Der Generationenpakt bröckelt – die Entwicklung gibt aus finanz- und arbeitsmarktpolitischer Sicht immer mehr Anlass zur Sorge

Die Stagnation des Anstiegs ist angesichts der Größe der Babyboomer-Jahrgänge von hoher Bedeutung. Der vorzeitige Austritt aus dem Erwerbsleben wirkt bei dieser Generation besonders stark auf das volkswirtschaftliche Arbeitsangebot und verstärkt den Mangel an erfahrenen, qualifizierten Arbeitskräften. Noch offen ist die Entwicklung bei den jüngeren nach 1960 geborenen Babyboomern, die momentan auf den Renteneintritt zugehen. Zum einen steigen die Altersgrenzen auch für besonders langjährig Versicherte dynamisch an. Hierdurch müssen nachfolgende Geburtsjahrgänge für diesen Rentenzugang etwas länger arbeiten als vorherige. Zum anderen lässt sich schwer einschätzen, in welchem Umfang auch weiterhin Abschläge zur Regelaltersrente für einen vorgezogenen Ruhestand in Kauf genommen werden. Die Corona-Pandemie könnte teilweise zu früheren Austritten aus dem Erwerbsleben geführt haben, ein Effekt, der zukünftig weniger bedeutsam sein sollte. Ein weiter zunehmender Fachkräftemangel könnte dahingegen dazu führen, dass durch geeignete Rahmenbedingungen Anreize für längere Erwerbsleben geschaffen werden. „Die stagnierenden Zahlen zeigen, dass die Ausweitung der Erwerbstätigkeit in höhere Alter kein Selbstläufer ist“, resümiert Dr. Elke Loichinger, Forschungsgruppenleiterin am BiB. Um Arbeitskräfte länger im Erwerbsleben zu halten, müssen Anreize deutlich vor dem Eintritt in den Ruhestand erfolgen. “Wenn der Ruhestand erst einmal erfolgt ist, kommen nur wenige ins Erwerbsleben zurück.“

Bundeskanzler Scholz will Babyboomer länger arbeiten lassen – Widerstand aus SPD und Gewerkschaften droht

Eine Verlängerung der Lebensarbeitszeit, die angesichts der gestiegenen Lebenserwartung von Wissenschaftlern und Arbeitsmarkt-Experten seit längerem diskutiert wird, lehnen die im Bundestag vertretenen Parteien und die Gewerkschaften bisher ab. Die Ampel-Regierung will laut Koalitionsvertrag das Streitthema höheres Renteneintrittsalter nicht anfassen. Und Bundesarbeitsminister Hubertus Heil (SPD) hatte der Süddeutschen Zeitung Ende November gesagt: „Eine generelle Erhöhung des Renteneintrittsalters über 67 hinaus wird es mit mir nicht geben.“

Bundeskanzler Olaf Scholz hat in einem Interview mit den Zeitungen der Funke Mediengruppe an diesem Wochenende immerhin erklärt, er wolle erreichen, dass weniger Menschen vor Erreichen der Regelaltersgrenze in Rente gehen. „Es gilt, den Anteil derer zu steigern, die wirklich bis zum Renteneintrittsalter arbeiten können. Das fällt vielen heute schwer“, so der SPD-Politiker. Wie er das konkret erreichen wolle, sagte Scholz nicht.

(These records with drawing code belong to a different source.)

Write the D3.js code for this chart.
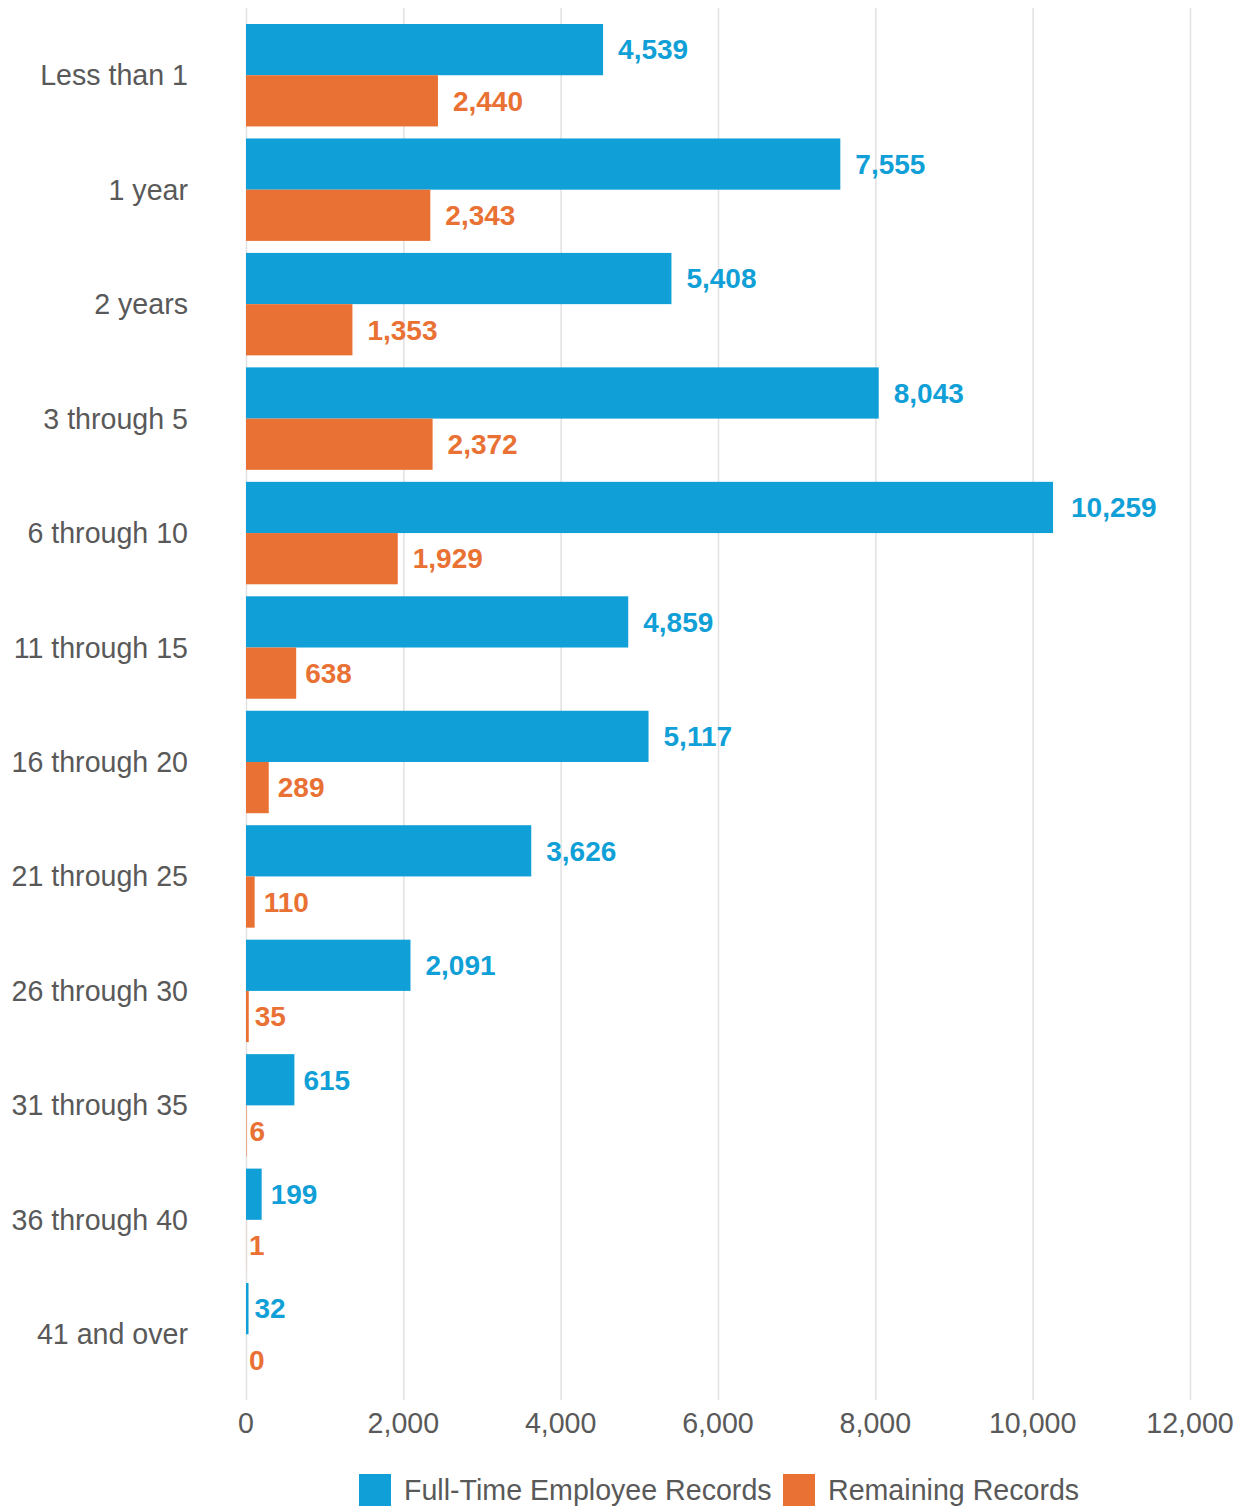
<!DOCTYPE html>
<html>
<head>
<meta charset="utf-8">
<script src="https://cdn.jsdelivr.net/npm/d3@7"></script>
<style>
  body { margin: 0; background: #fff; }
  text { font-family: "Liberation Sans", Arial, sans-serif; }
</style>
</head>
<body>
<div id="viz"></div>
<script>
var width = 1246;
var height = 1507;

var categories = ['Less than 1', '1 year', '2 years', '3 through 5', '6 through 10', '11 through 15',
  '16 through 20', '21 through 25', '26 through 30', '31 through 35', '36 through 40', '41 and over'];
var fullTime = [4539, 7555, 5408, 8043, 10259, 4859, 5117, 3626, 2091, 615, 199, 32];
var remaining = [2440, 2343, 1353, 2372, 1929, 638, 289, 110, 35, 6, 1, 0];
var ticks = [0, 2000, 4000, 6000, 8000, 10000, 12000];
var seriesNames = ['Full-Time Employee Records', 'Remaining Records'];

var colors = ['#109fd6', '#e97134'];
var textColor = '#595959';
var fontSize = '28.6px';

var x = d3.scaleLinear().domain([0, 12000]).range([246, 1190]);
var y = d3.scaleBand().domain(categories).range([24, 1385.5]).paddingInner(0.105).paddingOuter(0);
var sub = d3.scaleBand().domain([0, 1]).range([0, y.bandwidth()]);

var fmt = d3.format(',');

var svg = d3.select('#viz').append('svg')
  .attr('width', width)
  .attr('height', height);

// grid
svg.append('g').selectAll('line')
  .data(ticks).enter()
  .append('line')
  .attr('x1', function (d) { return x(d) + 0.5; })
  .attr('x2', function (d) { return x(d) + 0.5; })
  .attr('y1', 8)
  .attr('y2', 1400)
  .style('stroke', '#e1e1e1')
  .style('stroke-width', 1.5);

// tick labels
svg.append('g').selectAll('text')
  .data(ticks).enter()
  .append('text')
  .attr('x', function (d) { return x(d); })
  .attr('y', 1423)
  .attr('dy', '0.35em')
  .attr('text-anchor', 'middle')
  .style('font-size', fontSize)
  .style('fill', textColor)
  .text(function (d) { return fmt(d); });

// category labels
svg.append('g').selectAll('text')
  .data(categories).enter()
  .append('text')
  .attr('x', 188)
  .attr('y', function (d) { return y(d) + y.bandwidth() / 2; })
  .attr('dy', '0.35em')
  .attr('text-anchor', 'end')
  .style('font-size', fontSize)
  .style('fill', textColor)
  .text(function (d) { return d; });

var rows = categories.map(function (c, i) {
  return { cat: c, vals: [fullTime[i], remaining[i]] };
});

var group = svg.selectAll('g.row')
  .data(rows).enter()
  .append('g')
  .attr('class', 'row')
  .attr('transform', function (d) { return 'translate(0,' + y(d.cat) + ')'; });

var cells = group.selectAll('g.cell')
  .data(function (d) { return d.vals.map(function (v, k) { return { v: v, k: k }; }); })
  .enter().append('g');

cells.append('rect')
  .attr('x', x(0))
  .attr('y', function (d) { return sub(d.k); })
  .attr('width', function (d) { return x(d.v) - x(0); })
  .attr('height', sub.bandwidth())
  .style('fill', function (d) { return colors[d.k]; });

cells.append('text')
  .attr('x', function (d) { return x(d.v) + 3 * fmt(d.v).length; })
  .attr('y', function (d) { return sub(d.k) + sub.bandwidth() / 2; })
  .attr('dy', '0.35em')
  .style('font-size', '28px')
  .style('font-weight', 'bold')
  .style('fill', function (d) { return colors[d.k]; })
  .text(function (d) { return fmt(d.v); });

// legend
var legendX = [359, 783];
var legend = svg.append('g').selectAll('g')
  .data(seriesNames).enter()
  .append('g')
  .attr('transform', function (d, i) { return 'translate(' + legendX[i] + ',1474)'; });

legend.append('rect')
  .attr('width', 32)
  .attr('height', 32)
  .style('fill', function (d, i) { return colors[i]; });

legend.append('text')
  .attr('x', 45)
  .attr('y', 16)
  .attr('dy', '0.35em')
  .style('font-size', fontSize)
  .style('fill', textColor)
  .text(function (d) { return d; });
</script>
</body>
</html>
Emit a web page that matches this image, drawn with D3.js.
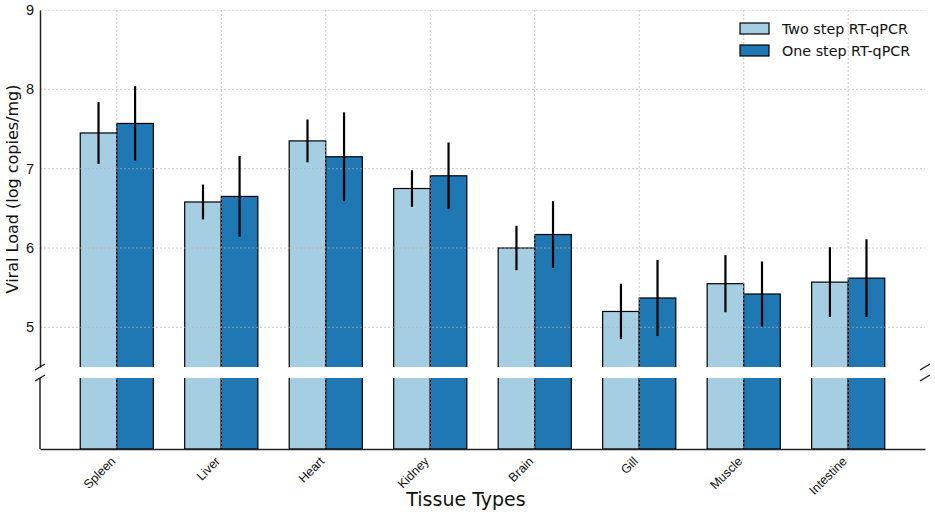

Gewerkschaften und Linke gegen Rente mit 70

Einen Vorstoß des Präsidenten des Arbeitgeberverbandes Gesamtmetall, Stefan Wolf für eine grundsätzlich längere Lebensarbeitszeit und eine Rente mit 70 hatten im August 2022 Vertreter des Deutschen Gewerkschaftsbundes (DGB) und der Gewerkschaften IG Bau und IG Metall widersprochen. DGB-Vorstandsmitglied Anja Piel erklärte, der Vorstoß sei „nichts anderes als eine Rentenkürzung mit Ansage“. Viele Beschäftigte würden es schon heute nicht mehr schaffen, „gesund bis zur Rente durchzuhalten“, sagte sie. „Für diejenigen, die in der Pflege, auf dem Bau oder in Fabriken arbeiten, ist längeres Arbeiten keine Option.“ Vertreter der Union und der Grünen argumentieren ähnlich.